TLS signed “Jonas E. Salk,” three pages, 8.5 x 11, University of Pittsburgh School of Medicine letterhead, December 27, 1954. Letter to Dr. William Workman of the National Institutes of Health, in full: "I have just received from your office a number of copies of Amendment No. 2 to Minimum Requirements for Poliomyelitis Vaccine, under date of December 14, 1954. Since there was no covering letter requesting comments, I take this to mean that the tentative draft sent to me on 24 November is now in its final and accepted form.
In your covering letter to me on 24 November you indicated that the tentative draft of Amendment No. 2 dealt mainly with the potency test in monkeys, as discussed in Pittsburgh, on 21 November. You then asked for my frank comments and suggestions for revision; I sent these to you promptly. I now find that you have accepted a monkey potency test, presumably on the basis of the draft, as initiated here, but yet 'the end result is not in accord with the principles upon which the test we proposed was based.'
It would have been far more acceptable to me if you were to write, in response to my letter to you of 30 November, or my other recent communications, and say that you disagreed with the suggestions I had made, and had stated the reasons for this disagreement. Under such circumstances I would, at least, have had the opportunity of discussing with you, once again, the theoretical and experimental basis for the suggestions that were made, and with which you apparently agreed. Instead, your office sent to me Amendment No. 2, dated 14 December, which, in effect, has altered, both in principle and in detail, the test that we have proposed. I can tell you quite emphatically, that many of the changes from the original are not in accord with the principles upon which the test we proposed is based. I am quite sure that if inquiries were put to you for justification for the test proposed, you would say that it was based upon work in Salk's laboratory. I want to assure you that we cannot accept responsibility of this kind.

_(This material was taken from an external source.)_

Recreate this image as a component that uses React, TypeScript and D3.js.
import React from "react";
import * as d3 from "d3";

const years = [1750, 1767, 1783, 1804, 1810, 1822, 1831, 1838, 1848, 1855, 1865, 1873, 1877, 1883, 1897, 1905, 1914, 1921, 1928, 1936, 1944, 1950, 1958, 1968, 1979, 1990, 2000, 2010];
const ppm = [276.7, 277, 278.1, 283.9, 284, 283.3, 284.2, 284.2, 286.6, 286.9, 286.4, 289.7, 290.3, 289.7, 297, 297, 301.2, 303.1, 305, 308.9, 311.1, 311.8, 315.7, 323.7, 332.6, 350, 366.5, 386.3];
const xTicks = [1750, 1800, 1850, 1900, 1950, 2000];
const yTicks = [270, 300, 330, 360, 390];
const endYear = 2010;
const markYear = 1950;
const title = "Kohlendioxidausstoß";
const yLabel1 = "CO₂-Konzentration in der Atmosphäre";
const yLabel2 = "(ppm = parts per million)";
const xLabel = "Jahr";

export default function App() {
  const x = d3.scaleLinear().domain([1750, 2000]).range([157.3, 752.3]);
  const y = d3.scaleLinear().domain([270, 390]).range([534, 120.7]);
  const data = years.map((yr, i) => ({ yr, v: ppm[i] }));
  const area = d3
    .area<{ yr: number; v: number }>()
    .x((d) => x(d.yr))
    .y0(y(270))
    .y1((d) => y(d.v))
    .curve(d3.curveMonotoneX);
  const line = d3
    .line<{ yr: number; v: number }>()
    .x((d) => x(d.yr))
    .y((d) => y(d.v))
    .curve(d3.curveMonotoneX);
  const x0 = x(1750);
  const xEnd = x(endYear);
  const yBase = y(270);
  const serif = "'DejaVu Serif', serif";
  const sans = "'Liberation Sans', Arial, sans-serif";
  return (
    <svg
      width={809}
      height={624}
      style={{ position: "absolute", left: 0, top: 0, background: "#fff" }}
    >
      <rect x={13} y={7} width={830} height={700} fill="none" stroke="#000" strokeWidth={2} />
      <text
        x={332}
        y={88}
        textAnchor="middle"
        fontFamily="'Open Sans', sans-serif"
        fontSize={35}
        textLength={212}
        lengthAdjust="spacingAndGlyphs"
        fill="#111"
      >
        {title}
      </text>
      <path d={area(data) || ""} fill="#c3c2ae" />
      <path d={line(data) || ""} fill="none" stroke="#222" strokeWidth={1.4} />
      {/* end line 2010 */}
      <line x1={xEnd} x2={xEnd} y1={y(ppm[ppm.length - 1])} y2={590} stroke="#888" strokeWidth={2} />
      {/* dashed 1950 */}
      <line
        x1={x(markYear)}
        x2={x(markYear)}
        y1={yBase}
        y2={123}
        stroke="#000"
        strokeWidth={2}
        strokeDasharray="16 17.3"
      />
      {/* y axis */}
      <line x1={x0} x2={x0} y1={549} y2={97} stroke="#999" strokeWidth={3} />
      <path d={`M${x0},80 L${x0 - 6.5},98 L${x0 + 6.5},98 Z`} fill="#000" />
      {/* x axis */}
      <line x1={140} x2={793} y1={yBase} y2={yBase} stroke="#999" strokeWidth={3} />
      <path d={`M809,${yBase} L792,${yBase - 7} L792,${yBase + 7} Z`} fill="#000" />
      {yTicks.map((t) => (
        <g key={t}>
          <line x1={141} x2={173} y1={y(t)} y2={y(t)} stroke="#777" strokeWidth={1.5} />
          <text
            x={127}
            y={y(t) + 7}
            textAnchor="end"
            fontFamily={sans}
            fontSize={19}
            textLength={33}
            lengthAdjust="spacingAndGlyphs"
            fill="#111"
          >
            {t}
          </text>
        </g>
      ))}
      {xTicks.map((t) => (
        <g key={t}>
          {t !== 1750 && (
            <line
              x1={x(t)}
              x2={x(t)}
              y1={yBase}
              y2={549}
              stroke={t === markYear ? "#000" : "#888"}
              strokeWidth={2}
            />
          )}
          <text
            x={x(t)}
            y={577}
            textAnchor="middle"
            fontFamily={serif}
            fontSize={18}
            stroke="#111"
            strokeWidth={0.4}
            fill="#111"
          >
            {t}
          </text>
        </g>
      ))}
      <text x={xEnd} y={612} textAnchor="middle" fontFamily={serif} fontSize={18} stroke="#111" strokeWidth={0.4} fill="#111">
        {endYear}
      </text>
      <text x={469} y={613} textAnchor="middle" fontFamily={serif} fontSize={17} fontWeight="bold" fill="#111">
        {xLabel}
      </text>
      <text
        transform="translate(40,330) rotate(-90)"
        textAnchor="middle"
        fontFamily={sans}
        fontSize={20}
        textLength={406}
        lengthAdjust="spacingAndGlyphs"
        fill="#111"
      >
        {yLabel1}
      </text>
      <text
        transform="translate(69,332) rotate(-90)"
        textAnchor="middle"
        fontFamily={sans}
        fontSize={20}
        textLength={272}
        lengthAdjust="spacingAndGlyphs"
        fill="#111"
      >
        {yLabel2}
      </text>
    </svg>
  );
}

I find myself, once again, in the same position that I did in relation to two earlier problems and I cannot remain in such a position this time. One such instance had to do with the use of merthiolate in the vaccine, and another had to do with the question of safety-testing. I am at a loss to understand why there is still discussion of the safety tests for poliomyelitis vaccine. Apparently there is little or no confidence in a test merely of a sample of a total batch; and, with this view I am in complete accord. But, at the same time, the value of a safety test, which is based upon the rate of virus inactivation, is still not acknowledged. I wonder whether the reasoning in connection with the latter is the same as that which has led to 'the introduction of fundamental modifications in the monkey potency test proposed by us.'
There have been many occasions when representatives of the National Institutes of Health have said to me personally, or to the National Foundation for Infantile Paralysis, 'Does the Vaccine Advisory Committee know about thus and so?' Based upon the opinion of the Vaccine Advisory Committee, the NIH believed it possible, in the past, to proceed under circumstances when they might not have been willing to do so without this reassurance. Would it be improper for me to ask for the basis upon which the decisions concerning poliomyelitis vaccine are being made? Specifically, I would like to know (1) the basis for the changes from the agreement reached in Pittsburgh, on 20-21 November, concerning the monkey potency test, and (2) the basis for the implications, with which I believe you are in accord, that a vaccine without merthiolate, in a concentration of 1:10,000, may not be as safe as one prepared with merthiolate.
It seems to me that factions have developed in relation to a problem that has a single goal. This is not only inappropriate but unfortunate. My only purpose is to help, in whatever way I can, to bring about the conclusion of the problem of poliomyelitis. I want 'to be of help to whomever is in a position of responsibility for whatever action seems indicated' and I know you feel, as I do, that we can act only on the basis of facts acquired by experimentation and experience. In this way we approximate the truth and reduce dependence upon opinions. But there are stumbling blocks to the acquisition of truth, as Roger Bacon so clearly understood and phrased so well:
1. Influence of fragile or unworthy authority.
2. Custom.
3. The imperfection of undisciplined senses.
4. Concealment of ignorance by ostentation of seeming wisdom.
You have every right to feel that my experience and judgment are of insufficient weight to over-balance the advice that you are now receiving, but I can be of further help only if I know the basis for your thinking. I hope you will accept this letter in the spirit in which it is written and that the problems remaining can be resolved in the clear dawn of the year ahead." In fine condition. Accompanied by a two-page carbon copy of Workman's response.
Beginning in 1948, Salk dedicated himself to polio research and to the development of a polio vaccine. After successful tests on laboratory animals in 1952, Salk began to test the vaccine on children. The year 1954 marked the famous, large-scale field tests of the vaccine: Salk tested the polio vaccine on about one million children, known as the polio pioneers. The vaccine was announced as safe on April 12, 1955.